PROVIDENCE, R.I. [Brown University] — Experts know political polarization in the United States is a problem. What they don’t know, according to Rob Blair, is what to do about it.
Thanks to countless recent surveys and studies, it is now a widely accepted fact that the ideological chasm between Republicans and Democrats today has grown larger than at any other time in American history, save for the post-Civil War Reconstruction era. Many believe the two parties are so bitterly divided that there’s little chance for reconciliation. But two years ago, Blair, an assistant professor of political science and international and public affairs at Brown University, attended a workshop that gave him hope.
The so-called Red/Blue Workshop was hosted by Braver Angels, a non-governmental organization launched in 2016 to help Americans see each other beyond stereotypes and form community alliances. Blair said he was intrigued by the way the workshop’s facilitators guided Democrats and Republicans through exercises that encouraged introspection rather than debate, a tactic borrowed from couples therapists. Observing the exercises changed Blair’s perspective, and he wanted to know if it worked as effectively for the participants themselves.
In 2020, Blair and several other scholarly colleagues partnered with Braver Angels to organize de-polarization workshops on four college campuses, including Brown, and to administer one pre-workshop survey and two follow-up surveys to each workshop participant. They found that, one week later, the students who participated in the workshop expressed 22% less direct hostility toward people in the other party, were more willing to donate money to de-polarization programs, and scored lower on a partisan implicit bias test, in which they were shown sequences of politically-related images in quick succession and asked to pair them with randomly generated words like “Republican” and “good.” Six months later, some of the workshop’s effects had worn off, but participants still showed less implicit bias and were more willing to donate money to de-polarization initiatives than their peers in a control group that had not taken part in the workshops. Blair said that if effects of this size were extrapolated to the entire U.S. adult population, they would be large enough to reverse roughly one third of the increase in polarization over the past three decades.
Following the release of a working paper and a policy brief detailing the findings, Blair answered questions about how the study was conceived, what the results mean, and how average Americans can ease polarization in their own communities.
Q: What prompted your collaboration with Braver Angels?
I coordinate a multi-university consortium focused on the topic of democratic erosion. We use a combination of teaching, research, civic engagement and policy activism to understand threats to democracy in the United States and abroad.

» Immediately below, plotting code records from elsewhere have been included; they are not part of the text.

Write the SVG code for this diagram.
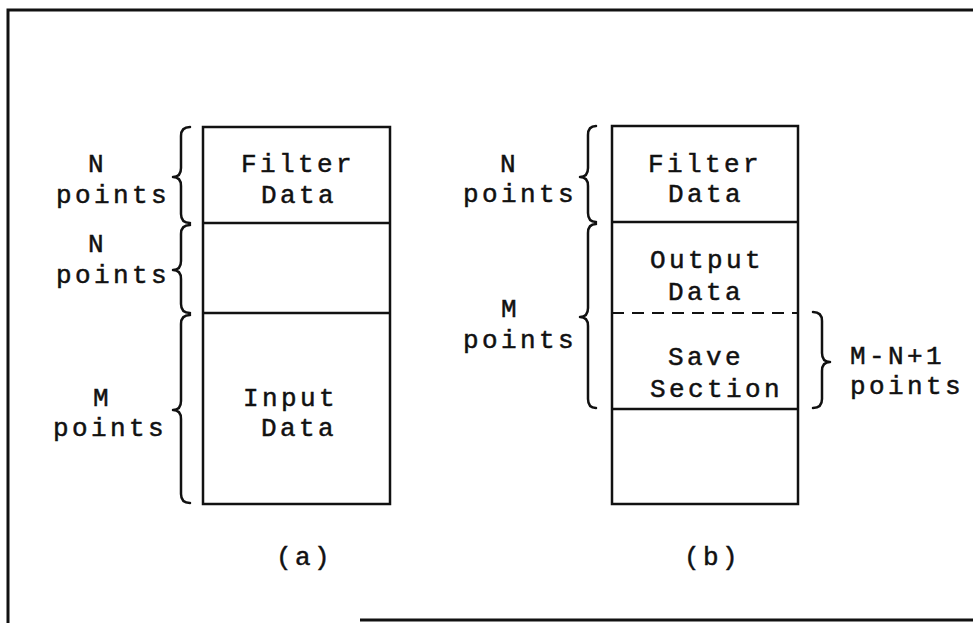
<svg xmlns="http://www.w3.org/2000/svg" width="973" height="623" viewBox="0 0 973 623">
<style>
.frame{fill:none;stroke:#111;stroke-width:3}
.box{fill:none;stroke:#111;stroke-width:2.5}
.line{stroke:#111;stroke-width:2.5}
.dash{stroke:#111;stroke-width:2;stroke-dasharray:12 8}
.brace{fill:none;stroke:#111;stroke-width:2.5;stroke-linecap:round;stroke-linejoin:round}
text{font-family:"Liberation Mono","DejaVu Sans Mono",monospace;font-size:26px;letter-spacing:3.4px;fill:#111;stroke:#111;stroke-width:0.5}
</style>
<rect width="973" height="623" fill="#fff"/>
<g id="frame">
<path class="frame" d="M8,623 L8,10 L973,10"/>
<path class="frame" d="M360,620 L973,620"/>
</g>
<g id="diagram-a">
<g id="a-memory">
<rect class="box" x="203" y="127" width="187" height="377"/>
<line class="line" x1="203" y1="223" x2="390" y2="223"/>
<line class="line" x1="203" y1="313" x2="390" y2="313"/>
</g>
<g id="a-filter"><text x="241" y="172">Filter</text><text x="261" y="203">Data</text></g>
<g id="a-input"><text x="243" y="406">Input</text><text x="261" y="436">Data</text></g>
<g id="a-label1"><text x="88" y="172">N</text><text x="56" y="203">points</text></g>
<g id="a-label2"><text x="88" y="252">N</text><text x="56" y="283">points</text></g>
<g id="a-label3"><text x="93" y="406">M</text><text x="53" y="436">points</text></g>
<text id="a-caption" x="276" y="565">(a)</text>
</g>
<g id="diagram-b">
<g id="b-memory">
<rect class="box" x="612" y="126" width="186" height="378"/>
<line class="line" x1="612" y1="222" x2="798" y2="222"/>
<line class="dash" x1="612" y1="313" x2="798" y2="313"/>
<line class="line" x1="612" y1="409" x2="798" y2="409"/>
</g>
<g id="b-filter"><text x="648" y="172">Filter</text><text x="668" y="202">Data</text></g>
<g id="b-output"><text x="650" y="268">Output</text><text x="668" y="300">Data</text></g>
<g id="b-save"><text x="668" y="365">Save</text><text x="650" y="397">Section</text></g>
<g id="b-label1"><text x="500" y="172">N</text><text x="463" y="202">points</text></g>
<g id="b-label2"><text x="501" y="317">M</text><text x="463" y="348">points</text></g>
<g id="b-label3"><text x="850" y="364">M-N+1</text><text x="850" y="394">points</text></g>
<text id="b-caption" x="684" y="565">(b)</text>
</g>
<g id="connectors">
<path class="brace" d="M190,127 Q181,127 181,136 L181,168 Q181,177 173,177 Q181,177 181,186 L181,214 Q181,223 190,223"/>
<path class="brace" d="M190,225 Q181,225 181,234 L181,261 Q181,270 173,270 Q181,270 181,279 L181,304 Q181,313 190,313"/>
<path class="brace" d="M190,315 Q181,315 181,324 L181,401 Q181,410 173,410 Q181,410 181,419 L181,494 Q181,503 190,503"/>
<path class="brace" d="M596,126 Q588,126 588,135 L588,168 Q588,177 580,177 Q588,177 588,186 L588,213 Q588,222 596,222"/>
<path class="brace" d="M596,224 Q588,224 588,233 L588,308 Q588,317 580,317 Q588,317 588,326 L588,399 Q588,408 596,408"/>
<path class="brace" d="M813,312 Q822,312 822,321 L822,353 Q822,362 830,362 Q822,362 822,371 L822,399 Q822,408 813,408"/>
</g>
</svg>
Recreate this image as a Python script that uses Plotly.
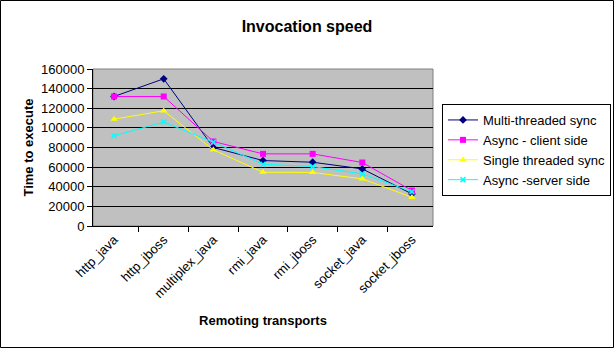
import plotly.graph_objects as go

categories = ["http_java", "http_jboss", "multiplex_java", "rmi_java", "rmi_jboss", "socket_java", "socket_jboss"]
multi_threaded_sync = [132000, 150000, 80000, 66700, 65000, 58200, 32700]
async_client_side = [132000, 132000, 86100, 73500, 73500, 64700, 36100]
single_threaded_sync = [108900, 117400, 77600, 54800, 54600, 48000, 29300]
async_server_side = [91900, 105900, 85400, 63000, 60600, 53100, 35000]
y_ticks = [0, 20000, 40000, 60000, 80000, 100000, 120000, 140000, 160000]

FONT = "Liberation Sans, Arial, sans-serif"

fig = go.Figure()
series = [
    ("Multi-threaded sync", multi_threaded_sync, "#000080", "diamond", 6, None),
    ("Async - client side", async_client_side, "#FF00FF", "square", 6, None),
    ("Single threaded sync", single_threaded_sync, "#FFFF00", "triangle-up", 6.5, None),
    ("Async -server side", async_server_side, "#00FFFF", "x-thin-open", 5, 1.5),
]
for name, vals, col, sym, sz, lw in series:
    marker = dict(symbol=sym, size=sz, color=col)
    if lw:
        marker["line"] = dict(color=col, width=lw)
    else:
        marker["line"] = dict(color=col, width=0)
    fig.add_trace(go.Scatter(x=categories, y=vals, name=name, mode="lines+markers",
                             line=dict(color=col, width=1), marker=marker))

fig.update_layout(
    width=614, height=348,
    margin=dict(l=93, r=181, t=69, b=122, autoexpand=False),
    paper_bgcolor="white",
    plot_bgcolor="#C0C0C0",
    font=dict(family=FONT, size=13, color="black"),
    title=dict(text="<b>Invocation speed</b>", x=0.5, xref="container", xanchor="center",
               y=1 - 26 / 348, yref="container", yanchor="middle",
               font=dict(family=FONT, size=16, color="black")),
    showlegend=True,
    legend=dict(x=(442 - 93) / 340, y=(226 - 104) / 157, xanchor="left", yanchor="top",
                bgcolor="white", bordercolor="black", borderwidth=1,
                font=dict(family=FONT, size=13, color="black"),
                itemwidth=30, tracegroupgap=0),
    xaxis=dict(type="category", tickson="boundaries", ticks="outside", ticklen=5,
               tickcolor="black", showline=True, linecolor="black", linewidth=1,
               showgrid=False, tickangle=-45,
               tickfont=dict(family=FONT, size=13, color="black"),
               title=dict(text="<b>Remoting transports</b>", font=dict(family=FONT, size=13, color="black"))),
    yaxis=dict(range=[0, 160000], tickvals=y_ticks, ticktext=[str(v) for v in y_ticks],
               ticks="outside", ticklen=5, tickcolor="black",
               showline=True, linecolor="black", linewidth=1,
               showgrid=True, gridcolor="black", gridwidth=1, zeroline=False,
               tickfont=dict(family=FONT, size=13, color="black"),
               title=dict(text="<b>Time to execute</b>", font=dict(family=FONT, size=13, color="black"), standoff=4)),
    shapes=[
        dict(type="rect", xref="paper", yref="paper", x0=0, x1=1, y0=0, y1=1,
             line=dict(color="#808080", width=1), layer="below"),
        dict(type="rect", xref="paper", yref="paper",
             x0=(0.5 - 93) / 340, x1=(613.5 - 93) / 340,
             y0=(226 - 347.5) / 157, y1=(226 - 0.5) / 157,
             line=dict(color="black", width=1), layer="above"),
    ],
)

fig.write_html("out.html")
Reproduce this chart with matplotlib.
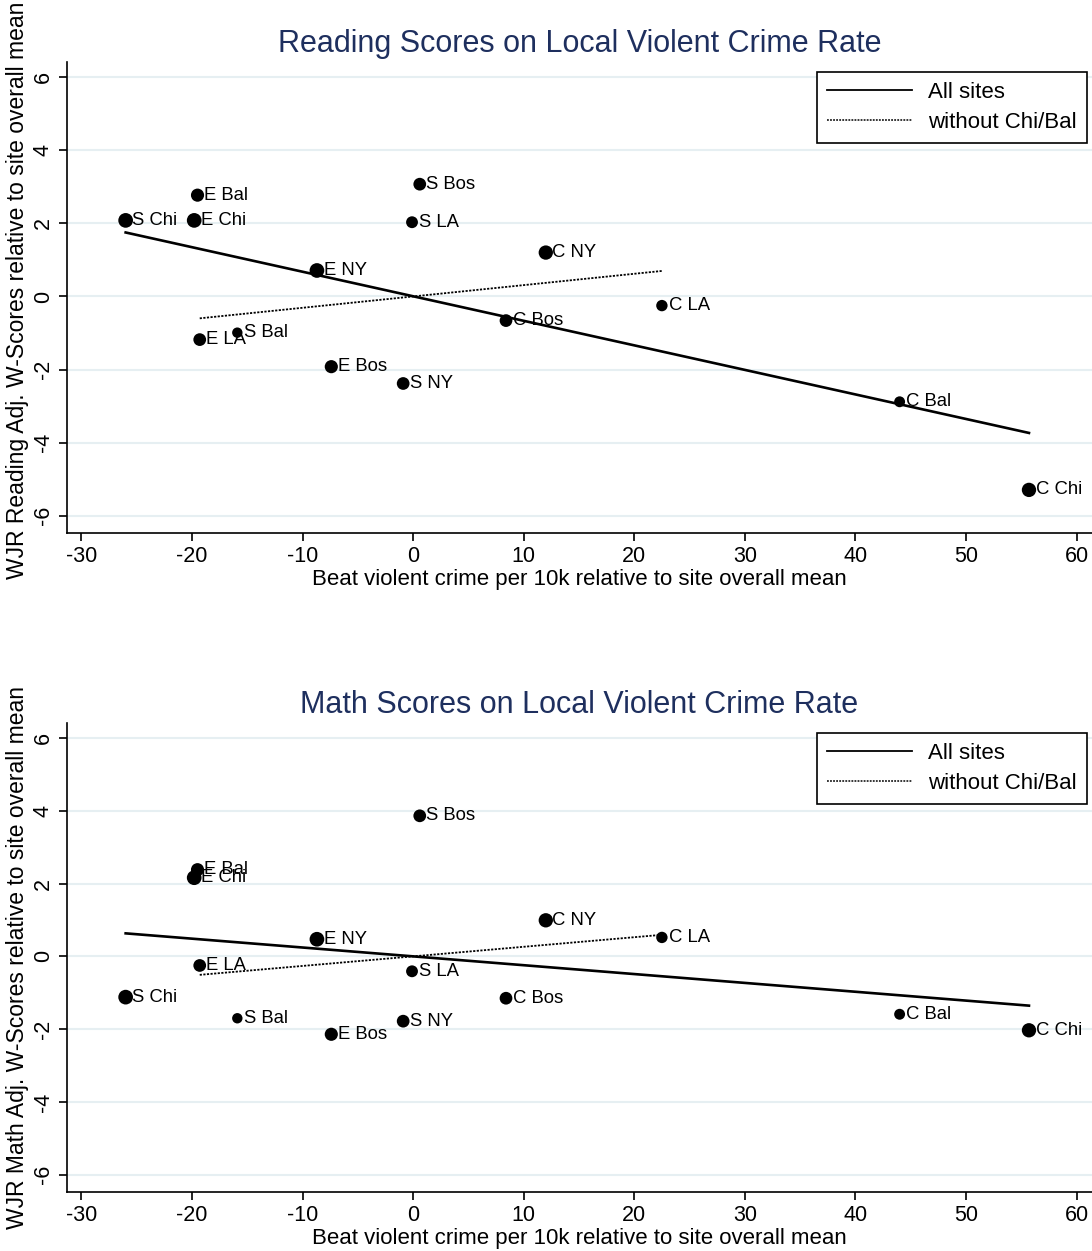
import numpy as np
import matplotlib
matplotlib.use("Agg")
import matplotlib.pyplot as plt
from matplotlib.lines import Line2D

plt.rcParams['font.family'] = ['Liberation Sans', 'DejaVu Sans']
plt.rcParams['axes.unicode_minus'] = False

# site labels and beat violent crime (relative to site mean)
sites = ['S Chi', 'E Chi', 'E Bal', 'S Bos', 'S LA', 'C NY', 'E NY', 'C LA',
         'C Bos', 'E LA', 'S Bal', 'E Bos', 'S NY', 'C Bal', 'C Chi']
crime = [-26.0, -19.8, -19.5, 0.6, -0.1, 12.0, -8.7, 22.5,
         8.4, -19.3, -15.9, -7.4, -0.9, 44.0, 55.7]
# relative site weights (marker area)
weight = [1.0, 1.0, 0.8, 0.75, 0.65, 0.95, 1.0, 0.6,
          0.75, 0.75, 0.5, 0.8, 0.75, 0.55, 0.95]

reading = [2.08, 2.08, 2.77, 3.07, 2.03, 1.20, 0.71, -0.25,
           -0.66, -1.18, -0.99, -1.92, -2.38, -2.88, -5.29]
math_sc = [-1.12, 2.16, 2.38, 3.86, -0.41, 0.99, 0.47, 0.52,
           -1.15, -0.25, -1.70, -2.14, -1.78, -1.59, -2.03]

# fitted lines (slope, intercept)
read_fit_all = (-0.0671, 0.005)
read_fit_sub = (0.0310, 0.0)
math_fit_all = (-0.0243, 0.0)
math_fit_sub = (0.0263, 0.0)

excluded = ['Chi', 'Bal']

navy = '#1e2f5e'
grid_col = '#e6eff2'

fig = plt.figure(figsize=(10.92, 12.51), dpi=100)


def panel(ax, yvals, fit_all, fit_sub, title, ylabel, ylab_y):
    x = np.array(crime)
    y = np.array(yvals)
    w = np.array(weight)
    ax.scatter(x, y, s=112 * w, color='black', zorder=3, linewidths=0)
    for xi, yi, lab in zip(x, y, sites):
        ax.annotate(lab, (xi, yi), xytext=(4.8, 0), textcoords='offset points',
                    va='center', ha='left', fontsize=13.3, zorder=4)

    xa = np.array([x.min(), x.max()])
    ax.plot(xa, fit_all[0] * xa + fit_all[1], color='black', lw=1.9, zorder=2)

    keep = np.array([s.split()[1] not in excluded for s in sites])
    xs = np.array([x[keep].min(), x[keep].max()])
    ax.plot(xs, fit_sub[0] * xs + fit_sub[1], color='black', lw=1.3,
            linestyle=(0, (1.2, 0.8)), zorder=2)

    ax.set_xlim(-31.3, 61.4)
    ax.set_ylim(-6.47, 6.41)
    ax.set_xticks(range(-30, 61, 10))
    ax.set_yticks(range(-6, 7, 2))
    ax.yaxis.grid(True, color=grid_col, lw=1.5)
    ax.set_axisbelow(True)
    for sp in ['top', 'right']:
        ax.spines[sp].set_visible(False)
    for sp in ['left', 'bottom']:
        ax.spines[sp].set_linewidth(1.2)
    ax.tick_params(direction='out', length=5.5, width=1.2, labelsize=15.5, pad=4)
    plt.setp(ax.get_yticklabels(), rotation=90, va='center')

    ax.set_title(title, color=navy, fontsize=22, pad=7)
    ax.set_xlabel('Beat violent crime per 10k relative to site overall mean',
                  fontsize=16, labelpad=1)
    ax.set_ylabel(ylabel, fontsize=16.5)
    ax.yaxis.set_label_coords(-0.037, ylab_y)

    handles = [Line2D([], [], color='black', lw=1.3),
               Line2D([], [], color='black', lw=1.1, linestyle=(0, (1.2, 0.8)))]
    leg = ax.legend(handles, ['All sites', 'without Chi/Bal'], loc='upper right',
                    bbox_to_anchor=(0.995, 0.979), borderaxespad=0, fontsize=16,
                    handlelength=3.8, fancybox=False, framealpha=1,
                    edgecolor='black', borderpad=0.45, labelspacing=0.42,
                    handletextpad=0.75)
    leg.get_frame().set_linewidth(1.2)


ax1 = fig.add_axes([0.0614, 0.5739, 0.9386, 0.3765])
panel(ax1, reading, read_fit_all, read_fit_sub,
      'Reading Scores on Local Violent Crime Rate',
      'WJR Reading Adj. W-Scores relative to site overall mean', 0.515)

ax2 = fig.add_axes([0.0614, 0.0472, 0.9386, 0.3749])
panel(ax2, math_sc, math_fit_all, math_fit_sub,
      'Math Scores on Local Violent Crime Rate',
      'WJR Math Adj. W-Scores relative to site overall mean', 0.5)

fig.savefig('out.png', dpi=100)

One issue that kept coming up in our work was polarization in the U.S. — whether it’s a threat to democracy, and whether it’s a uniquely existential problem right now. At the time, my colleague Jessica Gottlieb, who works at Texas A&M University, was working with a couple of student organizations who mentioned they had been in touch with Braver Angels. We looked into their work and thought, this model is really unusual and impactful.
Q: You characterize Braver Angels’ work as ‘couples therapy’ for groups of people with polarized political views. What elements of couples therapy does the organization use in their de-polarization workshops?
I think one of the most important principles Braver Angels teaches is mutual vulnerability. In these workshops, there are two teams: the “reds,” or the people who identify as conservative, and the “blues,” or the people who identify as liberal. In the first exercise, the “reds” go into a room together and make a list of stereotypes they think the “blues” have about them. They list a few reasons why the stereotype is false...but they also identify the kernel of truth in the stereotype. For example, they might come up with the stereotype that lots of “blues” believe “reds” are a bunch of racists. The “reds” list several reasons why they think that’s false, but then they also discuss some ways in which they might have projected racial insensitivity and given people the impression that they’re racist. Then, the “blues” do the same exercise. They might say, okay, the “reds” think we all hate America. Here are three or four examples that show that’s not true, but here’s the kernel of truth: Sometimes we can be overly critical.
That experience of having to share the kernel of truth — having to admit the “other side” is on to something — it really creates a sense of vulnerability. To watch the other side do the same has the same effect. That opportunity to watch others be self-critical and put themselves in a vulnerable position is key. There isn’t a lot of back-and-forth conversation between the two groups. This isn’t a debate: The goal isn’t for each group to convince the other they’re right, but instead just to give each group an opportunity to show their true colors and hope their perspective is understood a bit better.